Following in the wake of Scratch Acid's scorching return two years ago (see "The Greatest Gift," Sept. 1, 2006), bastard offshoot the Jesus Lizard is reuniting its classic lineup – David Yow, Duane Denison, David Wm. Sims, and Mac McNeilly – for All Tomorrow's Parties' the Fans Strike Back festival in Minehead, England, May 8-10. "The two aren't directly related," says Sims, now an accountant in NYC. "But in the back of my mind, I was thinking that if the Scratch Acid shows were a lot of fun, then this probably would be too." The outing coincides with the reissuing of the band's essential Touch and Go Records catalog – 1991's Head and Goat, 1992's Liar, and 1994's Down – whose remastering is being overseen by original engineer Steve Albini. No local dates have been scheduled, but Sims expects that to change. After all, the Jesus Lizard cut its teeth here. "Before David and I moved to Chicago, we worked on a handful of songs that Duane was interested in recording in an abandoned house in East Austin whose electricity had not been turned off," recalls Sims. "All I remember was that someone knew someone that had been evicted, and Poi Dog Pondering lived next door." Local tribute act Jazzus Lizard signals the second coming at Room 710 on Saturday.
• Local producer Frenchie Smith won't rule out the possibility of long-gone noise-pop outfit Sixteen Deluxe reconvening. "If it were to happen, we would need to figure out a good cause and then figure out how to play together again," he says. In the meantime, Smith has his work cut out for him at the Bubble. He's putting the finishing touches on the untitled third LP from Australia's Jet ("It's a very fresh and exciting rock & roll record") and has a long local itinerary that includes Scorpion Child, the Steps, and the Petals.
• No one spurred more vivid flashbacks this year than the Butthole Surfers, who wrap up their latest campaign next Friday in Brooklyn. While no other dates have been booked, bassist Jeff Pinkus says the band will play a few more shows, "If we don't die or kill each other." Another rarities compilation is also being discussed.
• The Reivers' reunion earlier this year went so well that the local New Sincerity stalwarts have started fresh under a different moniker, Right or Happy, and are preparing for a recording session in February. "I'm not sure what era it belongs to," says singer/guitarist John Croslin, "but it's less the Eighties." Catch version 3.0 at Ruta Maya on Jan. 24.

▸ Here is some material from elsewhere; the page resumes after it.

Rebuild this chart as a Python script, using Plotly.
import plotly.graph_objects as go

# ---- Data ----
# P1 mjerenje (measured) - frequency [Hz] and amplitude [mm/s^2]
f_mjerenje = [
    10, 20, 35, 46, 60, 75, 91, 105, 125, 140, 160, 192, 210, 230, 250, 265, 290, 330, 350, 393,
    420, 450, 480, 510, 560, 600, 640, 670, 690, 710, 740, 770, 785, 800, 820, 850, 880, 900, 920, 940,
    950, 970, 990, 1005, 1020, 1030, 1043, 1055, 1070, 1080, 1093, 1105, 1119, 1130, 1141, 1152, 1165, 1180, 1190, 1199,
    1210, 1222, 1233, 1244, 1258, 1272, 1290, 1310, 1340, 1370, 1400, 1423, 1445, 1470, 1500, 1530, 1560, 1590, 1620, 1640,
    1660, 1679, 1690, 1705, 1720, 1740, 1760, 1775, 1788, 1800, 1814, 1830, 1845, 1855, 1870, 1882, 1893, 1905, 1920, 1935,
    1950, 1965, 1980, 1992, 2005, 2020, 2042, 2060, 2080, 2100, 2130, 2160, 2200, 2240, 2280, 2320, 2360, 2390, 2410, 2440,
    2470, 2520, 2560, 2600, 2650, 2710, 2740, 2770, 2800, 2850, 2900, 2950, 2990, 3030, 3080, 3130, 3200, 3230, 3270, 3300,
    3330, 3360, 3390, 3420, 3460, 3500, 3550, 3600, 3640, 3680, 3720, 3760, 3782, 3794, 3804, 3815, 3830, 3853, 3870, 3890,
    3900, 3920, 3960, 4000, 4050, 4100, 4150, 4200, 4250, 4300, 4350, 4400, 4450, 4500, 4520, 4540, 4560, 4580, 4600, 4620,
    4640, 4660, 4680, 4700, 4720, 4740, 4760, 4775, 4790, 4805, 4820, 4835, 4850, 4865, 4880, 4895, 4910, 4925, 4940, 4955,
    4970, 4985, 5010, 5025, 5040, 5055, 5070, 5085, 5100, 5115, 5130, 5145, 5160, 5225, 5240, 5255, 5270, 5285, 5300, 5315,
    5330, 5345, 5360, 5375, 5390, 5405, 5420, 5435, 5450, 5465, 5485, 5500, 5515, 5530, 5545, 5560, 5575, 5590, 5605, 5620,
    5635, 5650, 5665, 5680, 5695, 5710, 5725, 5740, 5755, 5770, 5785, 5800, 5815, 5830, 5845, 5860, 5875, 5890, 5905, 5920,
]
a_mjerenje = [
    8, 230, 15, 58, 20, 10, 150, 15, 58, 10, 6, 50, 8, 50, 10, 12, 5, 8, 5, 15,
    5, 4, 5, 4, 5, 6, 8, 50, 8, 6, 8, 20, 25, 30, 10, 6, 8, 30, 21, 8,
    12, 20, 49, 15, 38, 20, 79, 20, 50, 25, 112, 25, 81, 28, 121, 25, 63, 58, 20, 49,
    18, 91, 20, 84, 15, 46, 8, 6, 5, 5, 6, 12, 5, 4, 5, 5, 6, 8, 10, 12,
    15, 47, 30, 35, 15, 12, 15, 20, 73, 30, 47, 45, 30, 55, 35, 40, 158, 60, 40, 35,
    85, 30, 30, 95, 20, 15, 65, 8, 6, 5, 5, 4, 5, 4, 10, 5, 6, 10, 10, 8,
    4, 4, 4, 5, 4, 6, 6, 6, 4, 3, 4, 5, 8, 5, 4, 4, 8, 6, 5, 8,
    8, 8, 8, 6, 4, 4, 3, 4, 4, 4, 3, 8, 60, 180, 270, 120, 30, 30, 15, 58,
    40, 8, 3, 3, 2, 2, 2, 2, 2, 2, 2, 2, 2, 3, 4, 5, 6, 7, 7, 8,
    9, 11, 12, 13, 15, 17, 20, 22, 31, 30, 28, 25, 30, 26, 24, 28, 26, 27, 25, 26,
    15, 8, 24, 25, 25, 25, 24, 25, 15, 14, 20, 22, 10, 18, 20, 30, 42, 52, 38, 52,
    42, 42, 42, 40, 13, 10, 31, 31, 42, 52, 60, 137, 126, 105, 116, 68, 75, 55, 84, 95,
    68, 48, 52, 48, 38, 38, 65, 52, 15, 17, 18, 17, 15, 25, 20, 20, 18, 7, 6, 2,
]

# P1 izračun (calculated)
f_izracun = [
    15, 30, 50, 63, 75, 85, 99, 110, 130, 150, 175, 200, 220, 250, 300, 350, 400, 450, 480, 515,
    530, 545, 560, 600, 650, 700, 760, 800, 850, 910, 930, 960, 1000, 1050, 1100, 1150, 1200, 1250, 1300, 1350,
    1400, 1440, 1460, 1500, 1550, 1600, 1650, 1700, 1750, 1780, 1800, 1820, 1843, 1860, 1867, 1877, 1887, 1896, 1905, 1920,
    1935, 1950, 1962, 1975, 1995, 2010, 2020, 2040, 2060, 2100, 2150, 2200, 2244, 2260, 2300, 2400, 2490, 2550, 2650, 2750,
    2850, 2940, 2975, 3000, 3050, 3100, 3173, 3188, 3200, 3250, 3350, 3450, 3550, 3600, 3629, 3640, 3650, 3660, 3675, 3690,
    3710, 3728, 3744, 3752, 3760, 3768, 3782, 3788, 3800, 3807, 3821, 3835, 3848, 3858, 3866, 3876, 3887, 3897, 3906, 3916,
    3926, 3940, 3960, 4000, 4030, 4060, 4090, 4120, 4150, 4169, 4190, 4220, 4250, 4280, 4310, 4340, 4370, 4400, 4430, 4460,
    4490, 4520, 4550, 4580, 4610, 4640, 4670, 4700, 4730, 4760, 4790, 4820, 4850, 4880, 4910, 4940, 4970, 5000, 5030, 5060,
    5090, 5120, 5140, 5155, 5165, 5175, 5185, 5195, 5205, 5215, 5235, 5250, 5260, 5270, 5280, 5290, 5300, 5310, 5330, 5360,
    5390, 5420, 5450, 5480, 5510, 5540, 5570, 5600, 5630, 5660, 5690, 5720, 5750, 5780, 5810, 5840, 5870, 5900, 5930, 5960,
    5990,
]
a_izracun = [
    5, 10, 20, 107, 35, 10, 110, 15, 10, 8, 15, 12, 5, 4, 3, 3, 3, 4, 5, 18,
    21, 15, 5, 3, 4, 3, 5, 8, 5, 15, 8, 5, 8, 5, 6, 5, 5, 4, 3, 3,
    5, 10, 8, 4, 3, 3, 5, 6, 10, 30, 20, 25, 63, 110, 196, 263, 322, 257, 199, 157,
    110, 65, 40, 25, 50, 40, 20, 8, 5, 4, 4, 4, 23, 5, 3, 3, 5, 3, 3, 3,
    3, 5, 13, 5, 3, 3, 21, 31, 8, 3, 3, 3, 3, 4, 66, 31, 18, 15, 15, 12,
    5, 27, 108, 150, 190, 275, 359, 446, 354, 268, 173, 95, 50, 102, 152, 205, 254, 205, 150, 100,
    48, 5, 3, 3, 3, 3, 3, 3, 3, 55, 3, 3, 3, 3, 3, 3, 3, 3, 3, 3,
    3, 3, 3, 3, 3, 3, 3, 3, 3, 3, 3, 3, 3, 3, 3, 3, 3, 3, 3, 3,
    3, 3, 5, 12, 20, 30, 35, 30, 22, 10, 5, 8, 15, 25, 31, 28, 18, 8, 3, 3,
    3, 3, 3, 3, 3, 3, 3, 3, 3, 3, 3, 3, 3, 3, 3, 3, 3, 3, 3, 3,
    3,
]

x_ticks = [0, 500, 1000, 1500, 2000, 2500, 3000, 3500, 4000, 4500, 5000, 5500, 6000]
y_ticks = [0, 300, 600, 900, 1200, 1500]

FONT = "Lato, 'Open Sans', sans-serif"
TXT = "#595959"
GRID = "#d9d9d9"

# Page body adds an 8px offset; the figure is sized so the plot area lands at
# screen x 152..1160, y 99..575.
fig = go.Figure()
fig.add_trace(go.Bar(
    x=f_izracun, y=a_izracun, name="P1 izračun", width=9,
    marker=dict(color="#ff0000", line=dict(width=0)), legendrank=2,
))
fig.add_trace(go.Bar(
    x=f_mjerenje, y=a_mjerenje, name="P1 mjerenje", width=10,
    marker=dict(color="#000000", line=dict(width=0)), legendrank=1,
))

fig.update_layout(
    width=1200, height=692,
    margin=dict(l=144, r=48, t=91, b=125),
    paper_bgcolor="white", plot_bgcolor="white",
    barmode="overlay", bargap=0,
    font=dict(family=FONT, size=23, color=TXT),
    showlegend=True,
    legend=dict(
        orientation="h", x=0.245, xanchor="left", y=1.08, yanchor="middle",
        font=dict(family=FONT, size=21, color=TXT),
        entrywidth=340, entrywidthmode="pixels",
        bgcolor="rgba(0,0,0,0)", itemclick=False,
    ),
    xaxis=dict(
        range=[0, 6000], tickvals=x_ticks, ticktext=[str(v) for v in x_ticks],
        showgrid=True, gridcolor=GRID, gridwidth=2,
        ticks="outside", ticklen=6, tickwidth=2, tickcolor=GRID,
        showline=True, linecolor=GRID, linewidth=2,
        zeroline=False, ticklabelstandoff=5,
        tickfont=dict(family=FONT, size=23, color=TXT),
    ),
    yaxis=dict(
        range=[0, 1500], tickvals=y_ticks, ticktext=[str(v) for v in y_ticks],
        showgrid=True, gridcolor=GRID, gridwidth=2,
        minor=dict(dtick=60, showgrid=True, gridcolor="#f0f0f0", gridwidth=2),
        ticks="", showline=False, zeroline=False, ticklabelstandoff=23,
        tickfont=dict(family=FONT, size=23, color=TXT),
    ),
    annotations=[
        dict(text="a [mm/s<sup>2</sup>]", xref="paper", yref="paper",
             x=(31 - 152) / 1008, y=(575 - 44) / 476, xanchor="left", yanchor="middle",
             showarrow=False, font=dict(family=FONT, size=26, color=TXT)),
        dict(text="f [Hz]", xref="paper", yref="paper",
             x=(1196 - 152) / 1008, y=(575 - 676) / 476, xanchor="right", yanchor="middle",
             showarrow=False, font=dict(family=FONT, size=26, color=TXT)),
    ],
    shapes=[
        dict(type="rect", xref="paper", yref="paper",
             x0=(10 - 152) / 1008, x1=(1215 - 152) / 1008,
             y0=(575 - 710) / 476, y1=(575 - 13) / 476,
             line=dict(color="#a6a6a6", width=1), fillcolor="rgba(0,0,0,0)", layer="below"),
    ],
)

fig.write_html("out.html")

• The Arc Angels bring out the ghosts of Christmas past on Friday with a two-night stand at Antone's, Dec. 5 & 6. Other annual holiday gatherings include a shot of Paul Ray & the Cobras' rattle and hum at the Continental Club, Dec. 20, followed by the Skunks on Dec. 26.
• In the spirit of the season, the Chronicle Music staff compiled its wish list of Texas-tied reunions: classic era Fabulous Thunderbirds, Buick MacKane, Two Nice Girls, Poison 13, the Moving Sidewalks, Killbilly, Ed Hall, Cotton Mather, Cherubs, and P.
• Twenty-seven-time Grammy Award winner and longtime humanitarian Quincy Jones, who produced Michael Jackson's Thriller and the "We Are the World" benefit, will be the keynote speaker at the 2009 South by Southwest Music Conference. Heralded as one of the most influential jazz figures of the 20th century by Time, Q is working on a documentary on Brazil's annual Carnival festival, along with a duets album with Stevie Wonder and Tony Bennett.
• Longtime local drummer Michael Bannister, who backed Lucinda Williams and Doug Sahm, among others, died Nov. 22 of an apparent suicide in Arizona. He was 58. A memorial show is scheduled for Tuesday at the Cactus Cafe with Peter Case and Gurf Morlix.
• After hosting Paul van Dyk in October, the Sky Lounge (416 Congress) is quickly becoming Austin's cloud nine for electronica. Genre kingpins the Crystal Method raise the dopamine levels on Friday.
Having finally exhausted the last inch of her storage space, Maryann Price is parting with some personal memorabilia through eBay (www.stores.ebay.com/
the-intramodality-institute). Considering the local chanteuse has lent her vocal talents to Dan Hicks & His Hot Licks and Asleep at the Wheel, not to mention the Kinks' Preservation Act 2, Price should be sitting on a small fortune. "Like my late husband, Tary Owens, I saved copies of everything over the years – show posters, handbills, studio recordings – with the full intention of selling it all one day," Price smiles. Nothing is priced to move, but all reasonable offers will be considered; haggle at firstname.lastname@example.org. As for the Kinks' widely rumored reunion, Price remains a bit skeptical. "I've heard things for years now," she laughs. "I got an e-mail the other day from Ray [Davies] asking me if he could be my friend on YouTube, so maybe he was trying to reach me for that. We'll see."